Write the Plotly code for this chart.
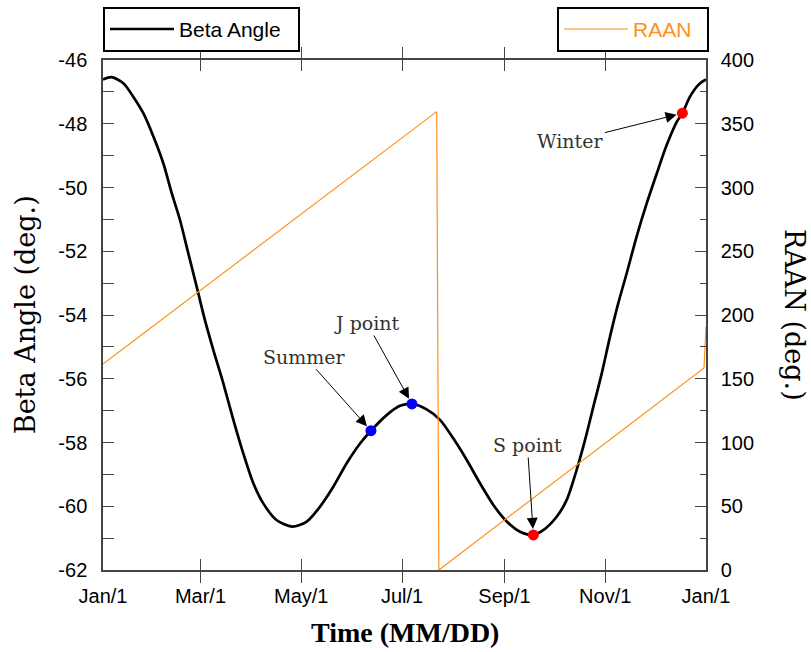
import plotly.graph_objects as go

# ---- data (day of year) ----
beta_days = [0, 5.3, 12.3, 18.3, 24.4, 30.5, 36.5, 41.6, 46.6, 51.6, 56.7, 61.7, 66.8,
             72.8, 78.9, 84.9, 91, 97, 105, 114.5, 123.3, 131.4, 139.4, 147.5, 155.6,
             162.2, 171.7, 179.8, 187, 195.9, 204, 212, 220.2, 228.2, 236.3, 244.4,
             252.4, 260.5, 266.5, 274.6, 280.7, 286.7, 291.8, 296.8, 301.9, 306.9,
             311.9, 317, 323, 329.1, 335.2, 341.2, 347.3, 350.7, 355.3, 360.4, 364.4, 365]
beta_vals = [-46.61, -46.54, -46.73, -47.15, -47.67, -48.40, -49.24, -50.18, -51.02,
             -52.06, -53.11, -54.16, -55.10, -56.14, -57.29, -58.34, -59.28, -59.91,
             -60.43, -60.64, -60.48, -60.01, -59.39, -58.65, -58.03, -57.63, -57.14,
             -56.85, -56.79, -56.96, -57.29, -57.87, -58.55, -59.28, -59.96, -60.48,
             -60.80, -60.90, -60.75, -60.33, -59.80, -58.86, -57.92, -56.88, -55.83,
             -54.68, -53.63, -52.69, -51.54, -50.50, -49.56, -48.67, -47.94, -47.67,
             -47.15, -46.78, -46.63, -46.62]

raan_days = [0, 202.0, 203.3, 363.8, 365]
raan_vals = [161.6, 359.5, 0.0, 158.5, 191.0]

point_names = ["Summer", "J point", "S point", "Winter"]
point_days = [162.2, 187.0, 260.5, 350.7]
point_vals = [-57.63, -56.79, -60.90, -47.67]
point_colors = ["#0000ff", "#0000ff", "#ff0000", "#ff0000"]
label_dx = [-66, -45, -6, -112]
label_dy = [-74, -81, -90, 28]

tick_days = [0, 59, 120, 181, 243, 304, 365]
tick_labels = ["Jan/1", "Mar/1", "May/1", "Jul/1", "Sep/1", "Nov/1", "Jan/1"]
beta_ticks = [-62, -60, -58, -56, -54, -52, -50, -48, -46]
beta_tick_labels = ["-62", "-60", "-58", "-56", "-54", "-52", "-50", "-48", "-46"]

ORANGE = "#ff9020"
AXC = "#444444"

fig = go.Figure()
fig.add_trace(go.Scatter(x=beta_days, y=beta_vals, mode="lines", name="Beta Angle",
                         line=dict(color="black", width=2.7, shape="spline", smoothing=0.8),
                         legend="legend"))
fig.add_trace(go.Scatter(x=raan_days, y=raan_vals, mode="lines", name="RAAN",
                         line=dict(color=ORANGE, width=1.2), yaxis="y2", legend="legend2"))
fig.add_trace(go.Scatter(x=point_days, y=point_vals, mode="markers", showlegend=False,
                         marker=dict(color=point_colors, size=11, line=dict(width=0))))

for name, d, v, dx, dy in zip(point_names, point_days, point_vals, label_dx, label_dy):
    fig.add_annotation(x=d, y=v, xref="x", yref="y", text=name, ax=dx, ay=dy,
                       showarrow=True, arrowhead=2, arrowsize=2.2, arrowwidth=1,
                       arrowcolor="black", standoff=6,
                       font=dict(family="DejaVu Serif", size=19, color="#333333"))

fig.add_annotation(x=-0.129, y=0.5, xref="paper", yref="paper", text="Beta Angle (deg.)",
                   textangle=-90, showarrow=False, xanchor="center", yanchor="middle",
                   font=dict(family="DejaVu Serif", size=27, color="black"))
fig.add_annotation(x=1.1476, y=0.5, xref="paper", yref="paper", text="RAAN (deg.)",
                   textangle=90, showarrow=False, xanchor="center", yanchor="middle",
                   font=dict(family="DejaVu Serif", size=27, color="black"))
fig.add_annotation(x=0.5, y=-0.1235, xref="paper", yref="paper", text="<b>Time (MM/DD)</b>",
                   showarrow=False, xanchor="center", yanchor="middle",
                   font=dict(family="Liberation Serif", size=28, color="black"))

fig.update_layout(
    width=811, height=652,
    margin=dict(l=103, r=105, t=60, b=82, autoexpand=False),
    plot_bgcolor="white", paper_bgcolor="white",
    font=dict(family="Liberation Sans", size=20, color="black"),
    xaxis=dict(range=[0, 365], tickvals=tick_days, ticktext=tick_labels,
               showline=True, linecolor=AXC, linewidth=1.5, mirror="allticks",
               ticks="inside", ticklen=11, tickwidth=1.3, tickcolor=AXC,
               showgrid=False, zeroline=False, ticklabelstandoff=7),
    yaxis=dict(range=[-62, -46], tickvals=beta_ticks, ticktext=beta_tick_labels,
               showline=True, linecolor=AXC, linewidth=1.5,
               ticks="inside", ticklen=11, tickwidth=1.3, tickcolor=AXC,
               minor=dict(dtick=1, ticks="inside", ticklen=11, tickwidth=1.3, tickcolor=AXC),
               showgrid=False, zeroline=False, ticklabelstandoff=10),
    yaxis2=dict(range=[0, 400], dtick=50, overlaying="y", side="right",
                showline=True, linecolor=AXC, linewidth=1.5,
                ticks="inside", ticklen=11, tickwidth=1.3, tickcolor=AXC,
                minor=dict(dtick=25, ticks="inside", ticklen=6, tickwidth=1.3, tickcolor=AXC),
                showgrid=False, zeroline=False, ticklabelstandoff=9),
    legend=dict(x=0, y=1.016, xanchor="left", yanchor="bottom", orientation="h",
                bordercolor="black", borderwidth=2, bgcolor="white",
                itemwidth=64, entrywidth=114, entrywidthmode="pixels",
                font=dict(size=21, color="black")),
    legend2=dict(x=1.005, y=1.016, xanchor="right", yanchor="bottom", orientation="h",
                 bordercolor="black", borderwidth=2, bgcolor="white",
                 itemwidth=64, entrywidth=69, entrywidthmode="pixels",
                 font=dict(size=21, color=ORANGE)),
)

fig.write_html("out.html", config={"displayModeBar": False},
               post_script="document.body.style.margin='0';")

————

- Given instruction: Restate the material word for word from its first line through the line containing "import plotly.graph_objects as go", both included; the pictures do not belong in it.

- Answer in full:
Write the Plotly code for this chart.
import plotly.graph_objects as go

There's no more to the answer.